═════ Information provided
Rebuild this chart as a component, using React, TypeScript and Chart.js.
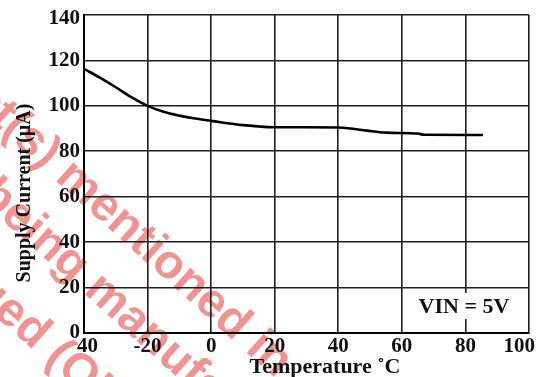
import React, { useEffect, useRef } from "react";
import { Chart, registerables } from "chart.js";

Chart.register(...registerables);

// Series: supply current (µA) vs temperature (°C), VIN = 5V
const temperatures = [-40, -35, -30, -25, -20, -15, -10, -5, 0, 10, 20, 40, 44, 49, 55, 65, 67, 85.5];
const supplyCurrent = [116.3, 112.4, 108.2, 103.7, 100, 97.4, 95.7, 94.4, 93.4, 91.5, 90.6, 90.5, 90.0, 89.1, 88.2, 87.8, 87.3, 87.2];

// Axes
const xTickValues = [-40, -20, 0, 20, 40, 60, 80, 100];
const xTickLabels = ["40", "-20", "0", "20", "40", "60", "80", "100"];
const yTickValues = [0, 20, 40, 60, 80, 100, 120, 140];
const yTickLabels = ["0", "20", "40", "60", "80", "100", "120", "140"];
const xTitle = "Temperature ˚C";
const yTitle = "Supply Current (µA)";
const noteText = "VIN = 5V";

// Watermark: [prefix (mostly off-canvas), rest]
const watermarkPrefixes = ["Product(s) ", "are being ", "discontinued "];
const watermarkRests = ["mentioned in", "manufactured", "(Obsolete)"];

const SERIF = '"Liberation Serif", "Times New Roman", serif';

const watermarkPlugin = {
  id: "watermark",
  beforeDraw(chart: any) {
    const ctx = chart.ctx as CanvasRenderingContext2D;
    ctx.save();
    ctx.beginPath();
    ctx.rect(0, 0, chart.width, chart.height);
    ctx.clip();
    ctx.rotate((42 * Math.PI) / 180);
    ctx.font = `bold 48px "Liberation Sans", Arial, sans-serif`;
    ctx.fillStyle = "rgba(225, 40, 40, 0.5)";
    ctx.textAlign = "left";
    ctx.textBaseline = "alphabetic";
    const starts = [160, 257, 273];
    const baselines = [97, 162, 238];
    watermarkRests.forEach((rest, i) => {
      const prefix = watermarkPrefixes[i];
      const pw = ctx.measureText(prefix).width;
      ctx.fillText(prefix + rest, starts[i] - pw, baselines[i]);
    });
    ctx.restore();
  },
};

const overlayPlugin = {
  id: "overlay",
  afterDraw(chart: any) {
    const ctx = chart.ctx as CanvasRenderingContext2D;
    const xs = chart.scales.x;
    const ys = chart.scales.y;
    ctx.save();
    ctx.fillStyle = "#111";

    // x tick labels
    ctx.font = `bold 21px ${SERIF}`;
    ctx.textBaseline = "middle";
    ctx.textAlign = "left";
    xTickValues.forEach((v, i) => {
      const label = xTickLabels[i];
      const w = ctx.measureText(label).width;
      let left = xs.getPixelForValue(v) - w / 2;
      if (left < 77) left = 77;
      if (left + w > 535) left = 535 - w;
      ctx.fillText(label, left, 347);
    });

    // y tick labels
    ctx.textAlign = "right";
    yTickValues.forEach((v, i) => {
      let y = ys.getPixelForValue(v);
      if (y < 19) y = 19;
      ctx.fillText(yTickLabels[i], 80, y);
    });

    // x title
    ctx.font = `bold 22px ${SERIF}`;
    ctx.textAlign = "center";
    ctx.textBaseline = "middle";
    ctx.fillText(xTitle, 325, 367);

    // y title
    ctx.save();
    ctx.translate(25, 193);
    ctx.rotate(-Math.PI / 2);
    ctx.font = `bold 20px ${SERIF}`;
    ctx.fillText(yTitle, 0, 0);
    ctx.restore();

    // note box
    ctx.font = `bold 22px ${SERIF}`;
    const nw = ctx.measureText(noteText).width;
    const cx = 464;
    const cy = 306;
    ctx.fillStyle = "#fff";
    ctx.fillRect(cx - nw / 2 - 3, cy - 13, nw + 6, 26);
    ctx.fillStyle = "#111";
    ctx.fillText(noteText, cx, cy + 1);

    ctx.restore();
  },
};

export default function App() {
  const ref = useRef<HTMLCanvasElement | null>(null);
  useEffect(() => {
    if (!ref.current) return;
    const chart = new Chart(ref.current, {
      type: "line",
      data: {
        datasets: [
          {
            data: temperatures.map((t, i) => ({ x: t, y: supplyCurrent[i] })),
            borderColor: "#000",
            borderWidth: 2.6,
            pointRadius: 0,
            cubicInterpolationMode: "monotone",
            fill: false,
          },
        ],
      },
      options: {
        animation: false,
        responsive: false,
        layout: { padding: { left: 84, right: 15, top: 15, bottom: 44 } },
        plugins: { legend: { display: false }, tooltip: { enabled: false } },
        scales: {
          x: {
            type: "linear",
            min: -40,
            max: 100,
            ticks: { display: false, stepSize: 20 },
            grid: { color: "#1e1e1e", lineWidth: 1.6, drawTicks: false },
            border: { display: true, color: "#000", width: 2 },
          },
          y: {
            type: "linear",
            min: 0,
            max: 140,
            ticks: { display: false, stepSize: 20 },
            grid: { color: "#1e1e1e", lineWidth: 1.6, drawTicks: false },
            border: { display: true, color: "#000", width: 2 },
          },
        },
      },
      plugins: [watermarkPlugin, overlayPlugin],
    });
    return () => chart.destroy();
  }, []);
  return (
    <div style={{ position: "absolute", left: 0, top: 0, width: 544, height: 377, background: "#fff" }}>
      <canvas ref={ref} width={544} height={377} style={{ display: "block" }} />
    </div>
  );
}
══════════
From the top of the listing above, repeat each line exactly until you reach the line containing "Chart.register(...registerables);", and repeat that one too. Leave the pictures out.

* _Full answer_:
Rebuild this chart as a component, using React, TypeScript and Chart.js.
import React, { useEffect, useRef } from "react";
import { Chart, registerables } from "chart.js";

Chart.register(...registerables);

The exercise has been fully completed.